— start —

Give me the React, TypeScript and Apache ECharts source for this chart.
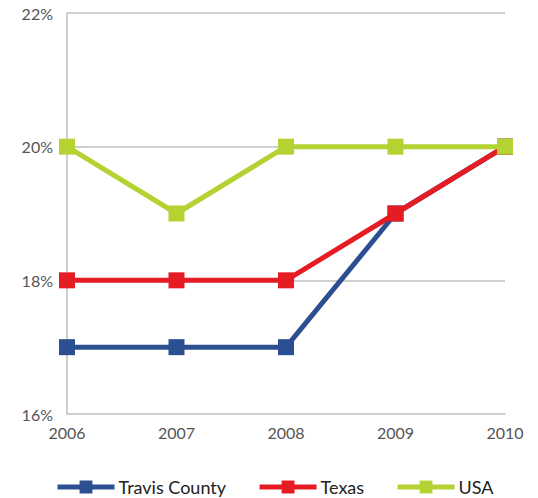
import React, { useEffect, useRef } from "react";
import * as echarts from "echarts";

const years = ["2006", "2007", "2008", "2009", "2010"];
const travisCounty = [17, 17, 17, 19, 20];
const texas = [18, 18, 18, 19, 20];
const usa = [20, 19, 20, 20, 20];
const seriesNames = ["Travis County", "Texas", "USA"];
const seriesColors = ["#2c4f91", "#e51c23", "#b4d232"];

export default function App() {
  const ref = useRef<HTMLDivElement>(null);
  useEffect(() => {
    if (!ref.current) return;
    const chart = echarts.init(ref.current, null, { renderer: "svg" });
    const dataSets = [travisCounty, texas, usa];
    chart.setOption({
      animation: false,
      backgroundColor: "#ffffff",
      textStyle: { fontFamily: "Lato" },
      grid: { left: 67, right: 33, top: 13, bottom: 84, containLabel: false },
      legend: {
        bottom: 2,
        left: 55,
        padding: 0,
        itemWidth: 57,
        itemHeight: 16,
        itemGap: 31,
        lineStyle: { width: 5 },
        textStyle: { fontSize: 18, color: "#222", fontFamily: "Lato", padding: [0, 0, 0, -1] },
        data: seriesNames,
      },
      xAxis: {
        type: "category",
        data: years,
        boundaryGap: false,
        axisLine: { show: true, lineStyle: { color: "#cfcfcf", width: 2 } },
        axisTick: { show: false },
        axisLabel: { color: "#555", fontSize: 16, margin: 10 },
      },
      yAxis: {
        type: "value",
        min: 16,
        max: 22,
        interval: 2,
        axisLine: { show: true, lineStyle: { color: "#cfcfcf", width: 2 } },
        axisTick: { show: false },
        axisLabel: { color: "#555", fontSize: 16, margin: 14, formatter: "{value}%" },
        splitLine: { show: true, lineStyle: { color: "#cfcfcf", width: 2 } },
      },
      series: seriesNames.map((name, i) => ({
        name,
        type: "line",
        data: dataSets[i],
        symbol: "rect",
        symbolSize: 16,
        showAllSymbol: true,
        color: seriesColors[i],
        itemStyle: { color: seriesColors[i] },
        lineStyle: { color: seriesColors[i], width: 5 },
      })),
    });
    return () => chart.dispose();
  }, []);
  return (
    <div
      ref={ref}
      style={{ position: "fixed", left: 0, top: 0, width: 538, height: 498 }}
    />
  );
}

— end —

* **Short problem**:
Give again exactly the lines running from the beginning of the material above through the line that contains "import * as", and leave out every picture.

* **Result of the exercise**:
Give me the React, TypeScript and Apache ECharts source for this chart.
import React, { useEffect, useRef } from "react";
import * as echarts from "echarts";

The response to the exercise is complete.